Sheriff's Department and community-college officials in Pima County are refusing to release a wide range of public documents about the man charged in Saturday's shooting rampage that left six dead and more than a dozen wounded.Notice how Dupnik's office is now contradicting earlier statements made by Dupnik that Loughner had made previous death threats. "Dupnik said there had been earlier contact between Loughner and law enforcement after he had made death threats, although they had not been against Giffords," Reuters earlier reported. "He said the authorities believe he may not have been working alone." Dupnik has also backed away from his earlier claims that Loughner had help in carrying out his shooting rampage. It looks like Dupnik is more intersted in covering his own ass than conducting professional law enforcement investigations in Pima County. This might explain why he has been so anxious to scapegoat someone else for Loughner's actions.
The Pima County Sheriff's Department and Pima Community College have declined to release documents that could shed light on run-ins they had with 22-year-old Jared Loughner in the months prior to the shooting.
The Arizona Public Records Law requires that records be "open to inspection by any person at all times" unless officials can prove releasing the information would violate rights of privacy or confidentiality or otherwise harm the best interests of the state.
The Arizona Republic requested that records, including incident reports on campus and calls for dispatch of deputies to Loughner's home, be released under the law. Such reports are often released as a matter of course in criminal cases.
College officials have not indicated when or if they will release the information, saying they want prior approval from the FBI and are concerned about violating federal laws protecting the privacy of student information.
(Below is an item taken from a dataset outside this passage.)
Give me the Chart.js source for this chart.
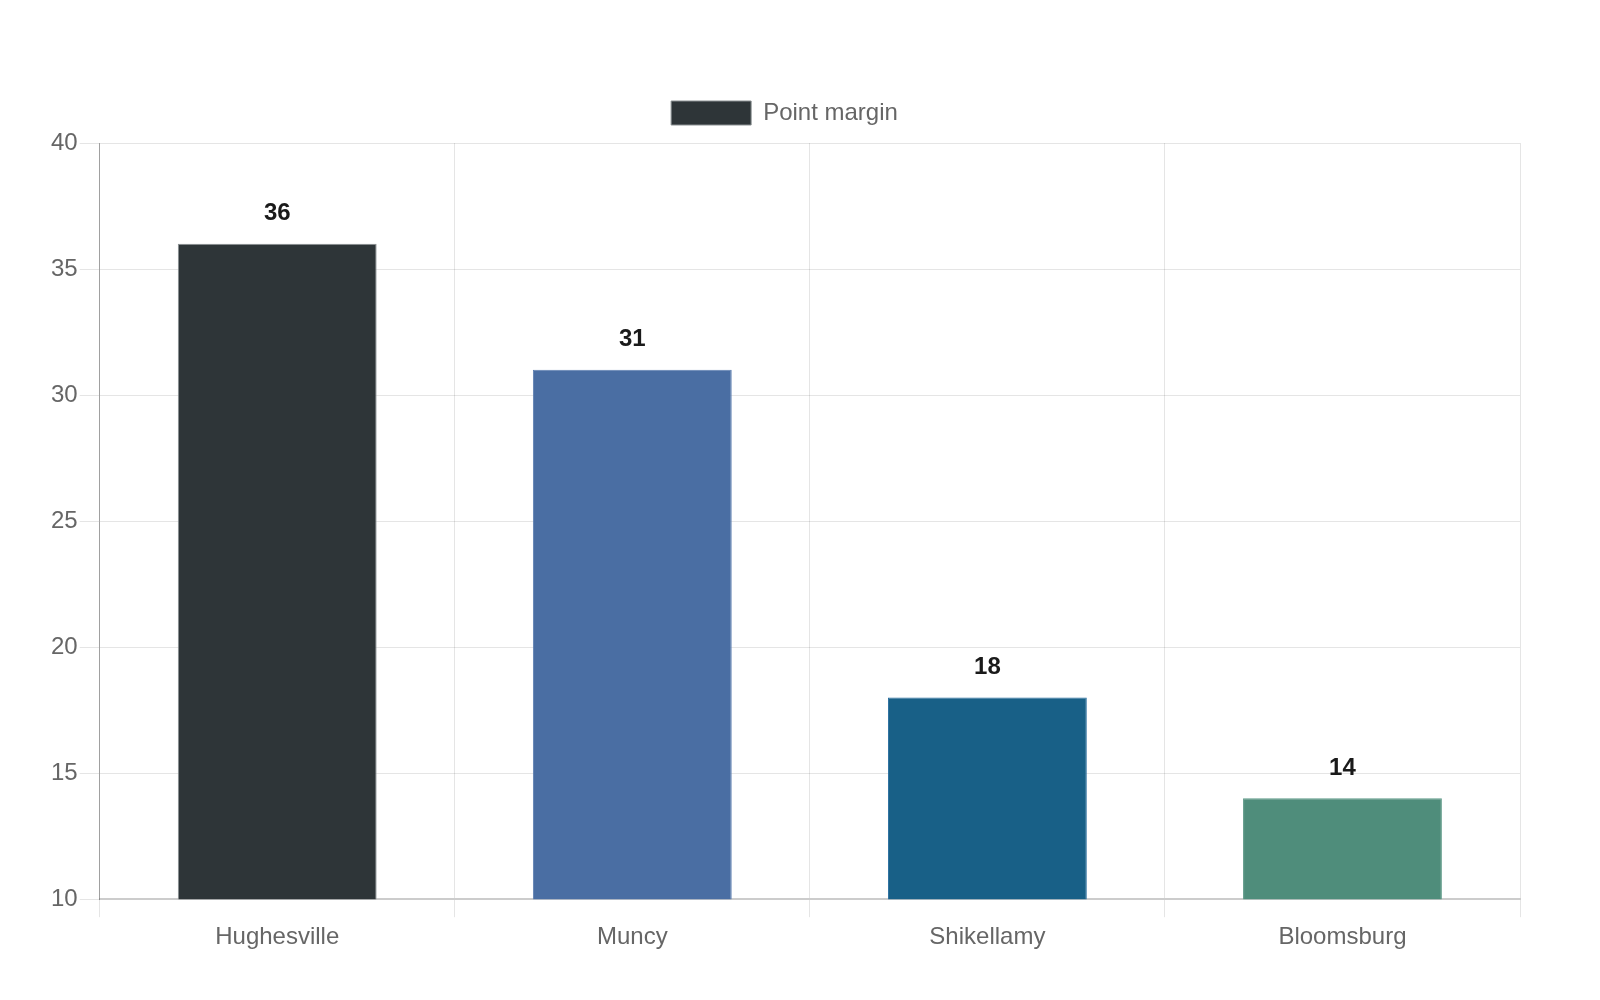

The Republic did not request student academic records.
Pima Community College officials confirmed Saturday that they suspended Loughner after a series of outbursts in classrooms and the library, five of which involved campus police.
College Chancellor Roy Flores said Saturday the information would be released by Sunday. But by Tuesday, the information had not been released. College officials said the FBI wants to review any information first . . .
On Monday, The Republic requested copies of any reports from the Pima County Sheriff's Department involving contacts with Loughner or calls to his house. Pima County Deputy Rene Carlson said her office would not release the reports without a specific date, though this is not required by state statute.
Carlson said providing these documents would be tantamount to releasing criminal history.
Carlson said she could not speculate on the nature of any calls for service regarding Loughner. She also said no calls or incidents involved threats made by Loughner.
UPDATE: The New York Times is reporting the sheriff's department had visited Loughner's home on more than one occasion prior to last weekend's shooting rampage. Details on those visits are not known.
UPDATE: The Arizona Republic has now obtained records from the Pima Community College concerning run-ins Loughner had in class and at the school's library. Most of the incidents aren't real serious, but it paints a picture of a disconnected individual. He got angry and frightened his pilates teacher when he learned she was giving him a "B". He wrote "Mayhem Fest" on a math exam, but it turned out that was in reference to a rock concert. It includes the YouTube posting he made in response to his reaction to a student reading a poem about abortion in class. Loughner suggeted we live in a "genocide country" and should "strap bombs to babies" and stated he did not believe in God. The sheriff's department has also detailed its contact with members of the Loughner household. It's not very revealing. Most are trivial in nature.